● INSTRUCTIONS FOR THE TASK
Find the lines that contain the word "matplotlib" and copy each one.

(Figure scripts)
§
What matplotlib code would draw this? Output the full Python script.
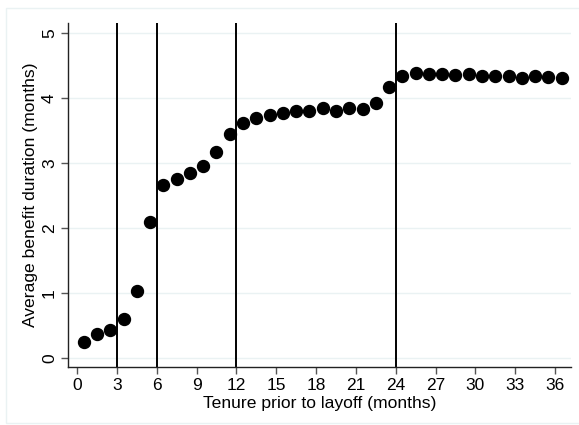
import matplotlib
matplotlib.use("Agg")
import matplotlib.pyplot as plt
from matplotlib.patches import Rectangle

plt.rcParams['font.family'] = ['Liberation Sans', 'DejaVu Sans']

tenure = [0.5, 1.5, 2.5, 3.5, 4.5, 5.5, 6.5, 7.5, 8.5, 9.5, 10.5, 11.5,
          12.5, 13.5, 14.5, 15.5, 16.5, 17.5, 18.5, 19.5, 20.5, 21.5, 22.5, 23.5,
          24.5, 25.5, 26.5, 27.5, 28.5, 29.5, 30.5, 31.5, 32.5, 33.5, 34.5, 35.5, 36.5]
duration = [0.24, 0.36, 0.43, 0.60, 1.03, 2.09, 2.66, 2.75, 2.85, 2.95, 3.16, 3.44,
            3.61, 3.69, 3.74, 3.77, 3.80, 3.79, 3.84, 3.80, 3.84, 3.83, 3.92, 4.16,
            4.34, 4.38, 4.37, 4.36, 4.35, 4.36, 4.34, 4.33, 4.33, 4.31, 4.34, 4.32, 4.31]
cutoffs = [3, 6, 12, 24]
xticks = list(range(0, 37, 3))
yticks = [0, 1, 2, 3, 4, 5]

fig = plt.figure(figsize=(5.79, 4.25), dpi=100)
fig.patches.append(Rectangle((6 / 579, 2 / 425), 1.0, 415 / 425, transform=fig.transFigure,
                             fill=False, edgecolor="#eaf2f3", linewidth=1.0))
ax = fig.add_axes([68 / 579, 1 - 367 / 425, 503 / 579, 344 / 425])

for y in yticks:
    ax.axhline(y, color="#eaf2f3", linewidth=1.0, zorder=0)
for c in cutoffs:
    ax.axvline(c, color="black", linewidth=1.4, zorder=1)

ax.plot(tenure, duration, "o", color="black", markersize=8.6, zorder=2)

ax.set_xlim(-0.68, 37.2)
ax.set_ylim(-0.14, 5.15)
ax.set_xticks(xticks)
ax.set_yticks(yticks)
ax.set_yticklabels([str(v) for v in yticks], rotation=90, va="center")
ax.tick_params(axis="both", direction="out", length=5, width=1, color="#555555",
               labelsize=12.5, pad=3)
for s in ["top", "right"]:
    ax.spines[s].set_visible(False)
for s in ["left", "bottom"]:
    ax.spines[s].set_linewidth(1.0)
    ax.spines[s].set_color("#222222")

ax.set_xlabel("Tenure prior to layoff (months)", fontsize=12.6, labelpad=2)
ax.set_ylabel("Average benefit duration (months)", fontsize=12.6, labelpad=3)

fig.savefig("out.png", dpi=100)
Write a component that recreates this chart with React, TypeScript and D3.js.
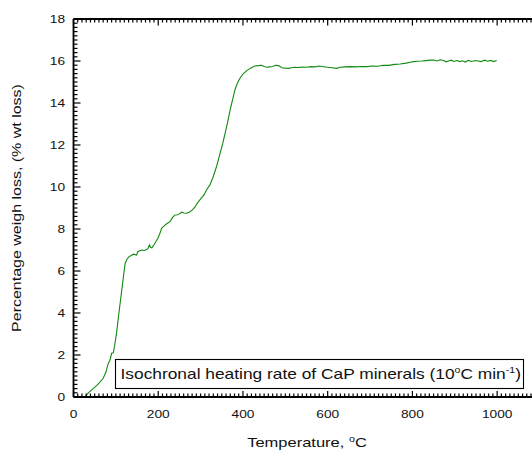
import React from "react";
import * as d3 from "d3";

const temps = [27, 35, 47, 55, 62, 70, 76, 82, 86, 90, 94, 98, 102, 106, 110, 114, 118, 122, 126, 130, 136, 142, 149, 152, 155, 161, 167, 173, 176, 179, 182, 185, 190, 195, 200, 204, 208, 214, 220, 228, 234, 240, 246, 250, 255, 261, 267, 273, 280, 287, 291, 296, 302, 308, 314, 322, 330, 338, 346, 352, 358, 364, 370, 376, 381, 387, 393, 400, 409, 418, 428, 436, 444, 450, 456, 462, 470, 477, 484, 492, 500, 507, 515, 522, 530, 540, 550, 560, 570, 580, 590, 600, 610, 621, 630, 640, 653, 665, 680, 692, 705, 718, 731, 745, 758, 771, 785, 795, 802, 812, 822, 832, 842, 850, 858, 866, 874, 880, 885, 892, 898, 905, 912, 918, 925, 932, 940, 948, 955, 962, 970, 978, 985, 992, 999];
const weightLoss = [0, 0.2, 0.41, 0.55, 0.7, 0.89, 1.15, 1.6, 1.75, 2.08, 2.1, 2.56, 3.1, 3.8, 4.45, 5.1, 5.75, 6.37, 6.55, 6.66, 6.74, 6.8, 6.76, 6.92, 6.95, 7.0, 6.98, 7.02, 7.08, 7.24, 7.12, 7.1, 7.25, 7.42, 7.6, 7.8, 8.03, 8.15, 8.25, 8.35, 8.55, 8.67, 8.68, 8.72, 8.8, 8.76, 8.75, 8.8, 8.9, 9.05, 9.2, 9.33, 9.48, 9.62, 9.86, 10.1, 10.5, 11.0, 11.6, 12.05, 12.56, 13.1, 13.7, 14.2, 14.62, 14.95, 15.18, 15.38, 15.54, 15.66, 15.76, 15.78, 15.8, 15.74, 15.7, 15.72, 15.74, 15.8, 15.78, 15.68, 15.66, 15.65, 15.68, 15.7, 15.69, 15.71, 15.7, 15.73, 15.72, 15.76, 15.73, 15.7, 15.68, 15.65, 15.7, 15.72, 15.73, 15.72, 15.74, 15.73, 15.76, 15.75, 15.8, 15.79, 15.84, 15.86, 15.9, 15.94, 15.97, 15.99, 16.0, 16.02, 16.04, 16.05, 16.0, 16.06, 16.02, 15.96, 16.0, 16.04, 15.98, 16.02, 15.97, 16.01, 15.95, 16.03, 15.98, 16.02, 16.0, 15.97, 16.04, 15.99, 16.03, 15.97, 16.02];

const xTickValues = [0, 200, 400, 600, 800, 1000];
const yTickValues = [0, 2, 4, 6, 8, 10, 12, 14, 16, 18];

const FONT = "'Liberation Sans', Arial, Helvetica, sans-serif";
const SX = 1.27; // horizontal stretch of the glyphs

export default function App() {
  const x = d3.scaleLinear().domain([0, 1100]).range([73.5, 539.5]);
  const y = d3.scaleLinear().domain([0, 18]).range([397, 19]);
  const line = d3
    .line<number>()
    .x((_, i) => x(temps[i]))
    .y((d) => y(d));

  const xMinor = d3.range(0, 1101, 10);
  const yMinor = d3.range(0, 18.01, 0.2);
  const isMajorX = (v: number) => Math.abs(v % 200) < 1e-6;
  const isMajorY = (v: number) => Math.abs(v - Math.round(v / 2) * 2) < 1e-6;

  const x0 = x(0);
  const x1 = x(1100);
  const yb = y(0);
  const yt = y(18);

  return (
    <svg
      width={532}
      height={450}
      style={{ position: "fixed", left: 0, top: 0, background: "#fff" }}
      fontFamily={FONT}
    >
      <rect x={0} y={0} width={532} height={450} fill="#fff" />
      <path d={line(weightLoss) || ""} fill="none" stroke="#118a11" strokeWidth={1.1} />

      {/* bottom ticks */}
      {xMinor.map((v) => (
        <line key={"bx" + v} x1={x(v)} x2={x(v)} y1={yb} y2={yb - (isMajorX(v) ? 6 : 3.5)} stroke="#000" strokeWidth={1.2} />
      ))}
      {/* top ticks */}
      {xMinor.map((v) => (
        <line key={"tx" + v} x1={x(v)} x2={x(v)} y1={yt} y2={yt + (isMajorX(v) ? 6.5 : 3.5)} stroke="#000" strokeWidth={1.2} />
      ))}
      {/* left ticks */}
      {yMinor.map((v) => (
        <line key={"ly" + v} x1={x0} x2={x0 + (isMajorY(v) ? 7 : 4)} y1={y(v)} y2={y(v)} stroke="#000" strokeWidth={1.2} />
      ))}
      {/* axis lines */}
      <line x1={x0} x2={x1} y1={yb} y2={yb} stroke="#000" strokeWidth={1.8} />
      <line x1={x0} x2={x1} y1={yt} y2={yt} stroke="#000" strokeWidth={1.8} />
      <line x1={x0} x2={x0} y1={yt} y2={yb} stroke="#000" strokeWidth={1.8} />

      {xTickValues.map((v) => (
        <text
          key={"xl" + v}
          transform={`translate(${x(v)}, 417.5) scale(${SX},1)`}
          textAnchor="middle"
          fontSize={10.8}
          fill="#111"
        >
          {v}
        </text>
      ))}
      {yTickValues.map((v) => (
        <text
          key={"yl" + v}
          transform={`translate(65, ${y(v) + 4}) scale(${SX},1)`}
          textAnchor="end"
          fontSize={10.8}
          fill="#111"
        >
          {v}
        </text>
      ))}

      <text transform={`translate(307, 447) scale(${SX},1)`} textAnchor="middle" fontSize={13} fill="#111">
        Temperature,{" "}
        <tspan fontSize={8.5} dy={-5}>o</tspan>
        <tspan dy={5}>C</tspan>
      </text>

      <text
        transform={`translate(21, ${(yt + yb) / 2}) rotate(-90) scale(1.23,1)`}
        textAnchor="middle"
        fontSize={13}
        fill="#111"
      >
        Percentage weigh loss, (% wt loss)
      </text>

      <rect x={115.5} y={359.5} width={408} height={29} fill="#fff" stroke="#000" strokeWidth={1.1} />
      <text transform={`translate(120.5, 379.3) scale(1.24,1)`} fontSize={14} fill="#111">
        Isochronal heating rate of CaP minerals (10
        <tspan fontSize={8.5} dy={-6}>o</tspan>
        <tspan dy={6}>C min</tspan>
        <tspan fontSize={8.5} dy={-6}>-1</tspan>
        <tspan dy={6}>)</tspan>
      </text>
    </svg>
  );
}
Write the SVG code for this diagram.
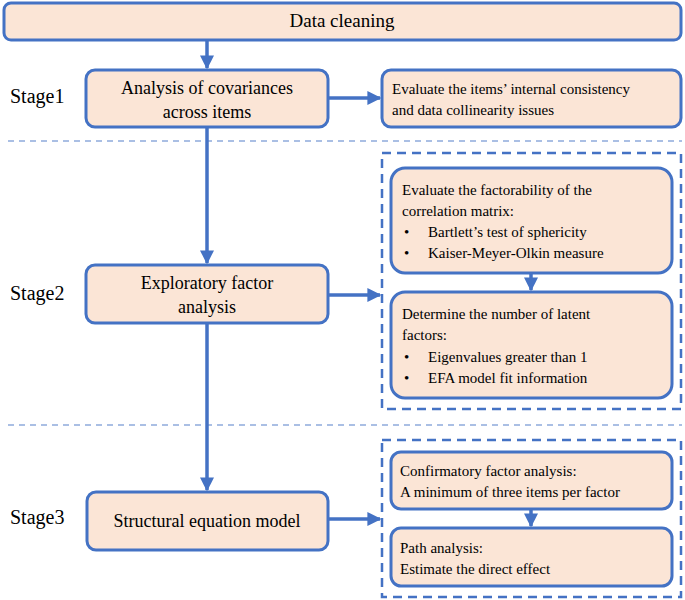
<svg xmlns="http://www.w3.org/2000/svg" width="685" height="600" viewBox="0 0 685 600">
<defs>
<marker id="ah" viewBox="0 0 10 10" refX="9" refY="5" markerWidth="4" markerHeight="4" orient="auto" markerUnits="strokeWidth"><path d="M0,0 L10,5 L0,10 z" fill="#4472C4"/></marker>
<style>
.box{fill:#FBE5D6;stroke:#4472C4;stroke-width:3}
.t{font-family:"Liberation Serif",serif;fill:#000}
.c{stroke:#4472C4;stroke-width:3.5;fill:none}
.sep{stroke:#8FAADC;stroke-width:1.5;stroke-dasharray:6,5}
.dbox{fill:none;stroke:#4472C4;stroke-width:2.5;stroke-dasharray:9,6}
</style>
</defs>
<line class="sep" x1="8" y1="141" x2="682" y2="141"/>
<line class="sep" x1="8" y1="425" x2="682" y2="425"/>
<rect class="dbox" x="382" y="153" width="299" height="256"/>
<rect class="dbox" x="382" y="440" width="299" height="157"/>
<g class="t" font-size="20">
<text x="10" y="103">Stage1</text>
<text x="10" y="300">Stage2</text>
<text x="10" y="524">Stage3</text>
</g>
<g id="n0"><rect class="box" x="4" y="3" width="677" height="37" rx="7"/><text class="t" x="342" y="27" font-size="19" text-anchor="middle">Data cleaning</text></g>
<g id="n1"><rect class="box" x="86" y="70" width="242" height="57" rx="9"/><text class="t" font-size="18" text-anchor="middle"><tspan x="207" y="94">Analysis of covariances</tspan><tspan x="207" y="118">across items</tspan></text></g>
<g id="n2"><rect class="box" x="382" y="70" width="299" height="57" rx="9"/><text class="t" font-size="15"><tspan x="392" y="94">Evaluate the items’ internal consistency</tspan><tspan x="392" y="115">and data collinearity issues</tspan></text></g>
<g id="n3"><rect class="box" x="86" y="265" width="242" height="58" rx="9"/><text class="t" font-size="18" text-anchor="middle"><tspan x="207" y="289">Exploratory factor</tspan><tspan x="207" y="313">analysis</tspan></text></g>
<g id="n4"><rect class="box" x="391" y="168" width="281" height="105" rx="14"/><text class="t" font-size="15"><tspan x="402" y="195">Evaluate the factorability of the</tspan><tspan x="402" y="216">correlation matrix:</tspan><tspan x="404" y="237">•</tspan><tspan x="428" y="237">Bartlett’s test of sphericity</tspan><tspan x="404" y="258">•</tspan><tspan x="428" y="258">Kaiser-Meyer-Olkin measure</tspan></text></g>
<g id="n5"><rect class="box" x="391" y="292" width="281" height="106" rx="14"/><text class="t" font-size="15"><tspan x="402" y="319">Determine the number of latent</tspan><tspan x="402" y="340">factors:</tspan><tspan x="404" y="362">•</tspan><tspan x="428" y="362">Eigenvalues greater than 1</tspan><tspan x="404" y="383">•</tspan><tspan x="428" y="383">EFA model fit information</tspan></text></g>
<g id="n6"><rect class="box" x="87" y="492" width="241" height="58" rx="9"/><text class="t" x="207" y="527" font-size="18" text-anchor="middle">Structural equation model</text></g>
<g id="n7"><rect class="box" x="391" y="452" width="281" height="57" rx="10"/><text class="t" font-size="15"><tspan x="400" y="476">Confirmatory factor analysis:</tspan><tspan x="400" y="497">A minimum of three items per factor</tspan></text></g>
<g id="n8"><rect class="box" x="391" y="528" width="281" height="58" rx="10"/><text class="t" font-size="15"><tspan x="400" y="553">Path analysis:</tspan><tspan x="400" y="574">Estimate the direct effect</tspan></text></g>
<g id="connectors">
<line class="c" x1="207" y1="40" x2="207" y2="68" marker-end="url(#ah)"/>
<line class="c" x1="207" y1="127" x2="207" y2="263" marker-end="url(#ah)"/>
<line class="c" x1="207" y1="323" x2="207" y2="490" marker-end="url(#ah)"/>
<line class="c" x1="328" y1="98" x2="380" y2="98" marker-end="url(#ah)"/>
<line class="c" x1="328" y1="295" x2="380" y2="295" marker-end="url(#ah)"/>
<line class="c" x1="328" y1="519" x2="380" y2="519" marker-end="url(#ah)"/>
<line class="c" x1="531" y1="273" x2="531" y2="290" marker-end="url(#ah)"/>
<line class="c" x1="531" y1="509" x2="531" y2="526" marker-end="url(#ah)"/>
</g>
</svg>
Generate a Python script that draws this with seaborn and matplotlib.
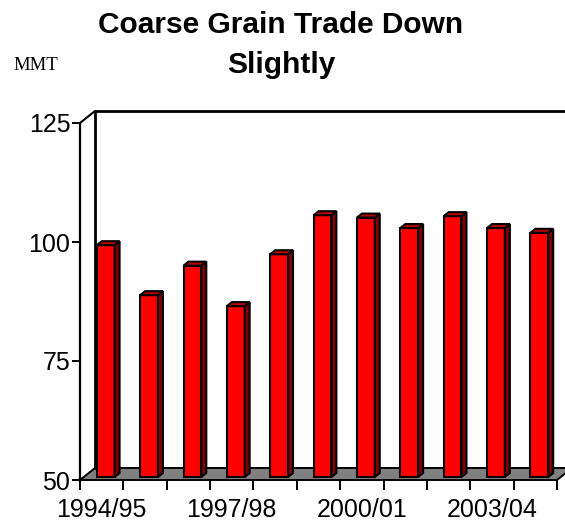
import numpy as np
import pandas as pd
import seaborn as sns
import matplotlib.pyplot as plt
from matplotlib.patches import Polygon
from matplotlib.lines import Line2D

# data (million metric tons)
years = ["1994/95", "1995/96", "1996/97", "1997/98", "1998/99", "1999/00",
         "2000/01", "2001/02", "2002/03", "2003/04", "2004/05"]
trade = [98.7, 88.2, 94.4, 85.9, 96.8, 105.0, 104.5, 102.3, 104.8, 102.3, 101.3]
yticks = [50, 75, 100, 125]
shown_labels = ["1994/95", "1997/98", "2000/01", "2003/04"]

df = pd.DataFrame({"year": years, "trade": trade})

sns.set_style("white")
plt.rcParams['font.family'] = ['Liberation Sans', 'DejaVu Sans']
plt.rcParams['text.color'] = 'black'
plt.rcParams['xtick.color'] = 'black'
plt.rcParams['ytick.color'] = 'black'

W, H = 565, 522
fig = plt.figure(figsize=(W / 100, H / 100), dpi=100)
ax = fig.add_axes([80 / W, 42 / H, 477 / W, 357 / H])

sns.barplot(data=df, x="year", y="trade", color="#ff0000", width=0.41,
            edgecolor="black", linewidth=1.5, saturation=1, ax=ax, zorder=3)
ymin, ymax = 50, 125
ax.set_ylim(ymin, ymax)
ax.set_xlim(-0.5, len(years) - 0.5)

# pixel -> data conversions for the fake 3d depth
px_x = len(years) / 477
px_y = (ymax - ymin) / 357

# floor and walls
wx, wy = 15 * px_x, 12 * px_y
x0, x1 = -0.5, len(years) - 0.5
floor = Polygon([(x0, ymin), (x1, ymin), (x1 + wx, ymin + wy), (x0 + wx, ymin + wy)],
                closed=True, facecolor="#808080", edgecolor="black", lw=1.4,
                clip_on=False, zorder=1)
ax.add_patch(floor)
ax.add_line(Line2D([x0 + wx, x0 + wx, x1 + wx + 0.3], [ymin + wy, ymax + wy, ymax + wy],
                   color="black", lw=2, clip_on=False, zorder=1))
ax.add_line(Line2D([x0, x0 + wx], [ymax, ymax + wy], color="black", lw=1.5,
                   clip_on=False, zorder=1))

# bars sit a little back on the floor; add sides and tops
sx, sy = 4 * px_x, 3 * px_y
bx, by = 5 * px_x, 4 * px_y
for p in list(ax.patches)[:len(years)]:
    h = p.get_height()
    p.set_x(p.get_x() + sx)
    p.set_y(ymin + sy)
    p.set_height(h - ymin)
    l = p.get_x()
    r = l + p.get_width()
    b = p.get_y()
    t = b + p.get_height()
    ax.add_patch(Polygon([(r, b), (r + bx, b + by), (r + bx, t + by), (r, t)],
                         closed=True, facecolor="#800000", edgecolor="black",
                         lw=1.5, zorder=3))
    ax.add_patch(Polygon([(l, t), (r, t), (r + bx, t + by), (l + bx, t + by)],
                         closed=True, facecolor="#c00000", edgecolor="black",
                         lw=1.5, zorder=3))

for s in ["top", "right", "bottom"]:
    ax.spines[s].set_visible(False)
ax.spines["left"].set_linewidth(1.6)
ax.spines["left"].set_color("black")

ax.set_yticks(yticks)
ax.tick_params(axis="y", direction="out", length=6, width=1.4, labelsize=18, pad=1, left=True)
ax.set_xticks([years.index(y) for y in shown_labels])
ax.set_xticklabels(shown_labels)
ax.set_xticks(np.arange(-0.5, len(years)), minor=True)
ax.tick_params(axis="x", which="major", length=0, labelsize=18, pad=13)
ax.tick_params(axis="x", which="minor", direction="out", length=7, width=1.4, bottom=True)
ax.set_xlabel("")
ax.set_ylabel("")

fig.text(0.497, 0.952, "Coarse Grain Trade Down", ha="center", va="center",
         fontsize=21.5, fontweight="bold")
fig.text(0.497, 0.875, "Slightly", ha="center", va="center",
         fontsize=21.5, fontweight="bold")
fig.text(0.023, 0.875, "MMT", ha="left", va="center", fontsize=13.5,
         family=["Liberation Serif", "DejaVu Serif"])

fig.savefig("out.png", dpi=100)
§
● FINISHED EXERCISE
What matplotlib code would draw this? Output the full Python script.
import matplotlib
matplotlib.use("Agg")
import matplotlib.pyplot as plt
from matplotlib.patches import Rectangle
Generate a Python script that draws this with seaborn and matplotlib.
import matplotlib.pyplot as plt
from matplotlib.patches import Polygon
from matplotlib.lines import Line2D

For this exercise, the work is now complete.